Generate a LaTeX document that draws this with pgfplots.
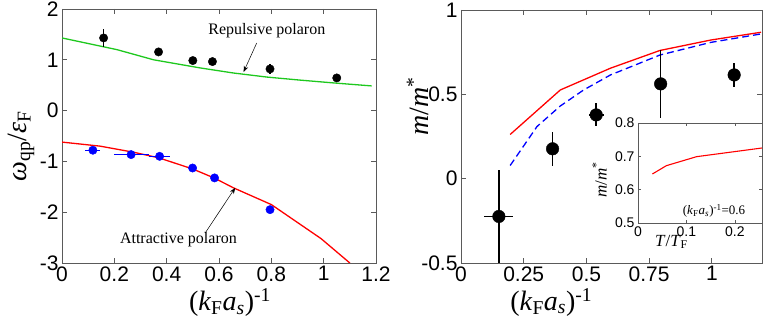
\documentclass[border=0pt]{standalone}
\usepackage{fontspec}
\setmainfont{Liberation Serif}
\newfontfamily\tickfont{Liberation Sans}
\usepackage{pgfplots}
\pgfplotsset{compat=1.18}
\usetikzlibrary{arrows.meta}
\definecolor{gline}{RGB}{30,200,30}
\definecolor{axgray}{RGB}{90,90,90}

\newcommand{\kfas}{(\textit{k}\textsubscript{F}\textit{a}\textsubscript{\textit{s}})\textsuperscript{-1}}

\pgfplotsset{
 base/.style={scale only axis, axis line style={axgray,line width=0.8pt},
  tick style={axgray,line width=0.7pt}, tick align=inside, major tick length=5pt,
  /pgf/number format/assume math mode=true,
  ticklabel style={font=\tickfont\fontsize{21}{21}\selectfont},
  label style={font=\fontsize{28}{28}\selectfont},
  error bars/error mark=none},
}

\begin{document}
\begin{tikzpicture}
\path[use as bounding box] (0,0) rectangle (763pt,320pt);

% left panel
\begin{axis}[base, at={(62pt,57pt)}, anchor=south west, width=314pt, height=254pt,
 xmin=0, xmax=1.2, ymin=-3, ymax=2,
 xtick={0,0.2,...,1.2}, ytick={-3,-2,...,2},
 xlabel={\kfas}, ylabel={\textit{ω}\textsubscript{qp}/\textit{ε}\textsubscript{F}},
 xlabel style={at={(axis description cs:0.535,-0.155)},anchor=center},
 ylabel style={at={(axis description cs:-0.13,0.46)},anchor=center}]
\addplot[gline, line width=1.3pt] coordinates {(0,1.43) (0.21,1.20) (0.35,1.00) (0.528,0.84) (0.655,0.74) (0.783,0.66) (0.91,0.60) (1.037,0.545) (1.183,0.486)};
\addplot[red, line width=1.3pt] coordinates {(0,-0.62) (0.146,-0.70) (0.274,-0.82) (0.37,-0.93) (0.5,-1.15) (0.583,-1.33) (0.655,-1.52) (0.8,-1.85) (0.99,-2.52) (1.1,-3.0)};
\addplot[black, only marks, mark=*, mark size=4.2pt,
 error bars/.cd, y dir=both, y explicit, error bar style={line width=1.5pt}]
 coordinates {(0.159,1.43) +- (0,0.18) (0.369,1.155) +- (0,0.03) (0.50,0.985) +- (0,0.03)
  (0.575,0.965) +- (0,0.03) (0.795,0.82) +- (0,0.1) (1.05,0.643) +- (0,0.03)};
\addplot[blue, only marks, mark=*, mark size=4.2pt,
 error bars/.cd, y dir=both, y explicit, x dir=both, x explicit, error bar style={line width=1.3pt}]
 coordinates {(0.118,-0.78) +- (0.029,0.07) (0.264,-0.866) +- (0.067,0.02) (0.373,-0.9) +- (0.041,0.03)
  (0.499,-1.13) +- (0,0.03) (0.583,-1.325) +- (0,0.03) (0.795,-1.95) +- (0,0.03)};
\node[font=\fontsize{16}{16}\selectfont] at (axis cs:0.783,1.575) {Repulsive polaron};
\draw[-{Stealth[length=6pt]}, line width=0.5pt] (axis cs:0.744,1.33) -- (axis cs:0.694,0.76);
\node[font=\fontsize{16}{16}\selectfont] at (axis cs:0.445,-2.55) {Attractive polaron};
\draw[-{Stealth[length=6pt]}, line width=0.5pt] (axis cs:0.547,-2.41) -- (axis cs:0.662,-1.52);
\end{axis}

% right panel
\begin{axis}[base, at={(461pt,57pt)}, anchor=south west, width=301pt, height=253pt,
 xmin=0, xmax=1.2, ymin=-0.5, ymax=1,
 xtick={0,0.25,0.5,0.75,1}, ytick={-0.5,0,0.5,1},
 xlabel={\kfas}, ylabel={\textit{m}/\textit{m}\textsuperscript{*}},
 xlabel style={at={(axis description cs:0.30,-0.155)},anchor=center},
 ylabel style={at={(axis description cs:-0.143,0.62)},anchor=center}]
\addplot[red, line width=1.3pt] coordinates {(0.196,0.262) (0.396,0.526) (0.596,0.655) (0.793,0.76) (0.996,0.822) (1.196,0.868)};
\addplot[blue, dashed, line width=1.3pt, dash pattern=on 7pt off 4pt] coordinates {(0.196,0.078) (0.303,0.309) (0.396,0.431) (0.489,0.526) (0.596,0.615) (0.793,0.733) (0.996,0.808) (1.196,0.858)};
\addplot[black, only marks, mark=*, mark size=6.3pt,
 error bars/.cd, y dir=both, y explicit, x dir=both, x explicit, error bar style={line width=1.5pt}]
 coordinates {(0.151,-0.224) +- (0.058,0.276) (0.365,0.177) +- (0,0.1) (0.539,0.378) +- (0.03,0.068)
  (0.796,0.562) +- (0,0.2) (1.089,0.615) +- (0,0.073)};
\end{axis}

% inset
\begin{axis}[base, at={(638pt,97pt)}, anchor=south west, width=124pt, height=100pt,
 axis background/.style={fill=white}, major tick length=3pt,
 xmin=0, xmax=0.256, ymin=0.5, ymax=0.8,
 xtick={0,0.1,0.2}, ytick={0.5,0.6,0.7,0.8},
 ticklabel style={font=\tickfont\fontsize{14}{14}\selectfont},
 label style={font=\fontsize{17}{17}\selectfont},
 xlabel={\textit{T}/\textit{T}\textsubscript{F}}, ylabel={\textit{m}/\textit{m}\textsuperscript{*}},
 xlabel style={at={(axis description cs:0.27,-0.19)},anchor=center},
 ylabel style={at={(axis description cs:-0.31,0.43)},anchor=center}]
\addplot[red, line width=1.1pt] coordinates {(0.0297,0.647) (0.0586,0.672) (0.121,0.699) (0.256,0.725)};
\node[font=\fontsize{13}{13}\selectfont] at (axis cs:0.157,0.536) {\kfas=0.6};
\end{axis}
\end{tikzpicture}
\end{document}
____________________
Goal of the exercise: Everything from the top line of the data down to and including the line with "(0,0) rectangle (763pt,320pt);" is to be copied, except the pictures.

Response to this exercise:
Generate a LaTeX document that draws this with pgfplots.
\documentclass[border=0pt]{standalone}
\usepackage{fontspec}
\setmainfont{Liberation Serif}
\newfontfamily\tickfont{Liberation Sans}
\usepackage{pgfplots}
\pgfplotsset{compat=1.18}
\usetikzlibrary{arrows.meta}
\definecolor{gline}{RGB}{30,200,30}
\definecolor{axgray}{RGB}{90,90,90}

\newcommand{\kfas}{(\textit{k}\textsubscript{F}\textit{a}\textsubscript{\textit{s}})\textsuperscript{-1}}

\pgfplotsset{
 base/.style={scale only axis, axis line style={axgray,line width=0.8pt},
  tick style={axgray,line width=0.7pt}, tick align=inside, major tick length=5pt,
  /pgf/number format/assume math mode=true,
  ticklabel style={font=\tickfont\fontsize{21}{21}\selectfont},
  label style={font=\fontsize{28}{28}\selectfont},
  error bars/error mark=none},
}

\begin{document}
\begin{tikzpicture}
\path[use as bounding box] (0,0) rectangle (763pt,320pt);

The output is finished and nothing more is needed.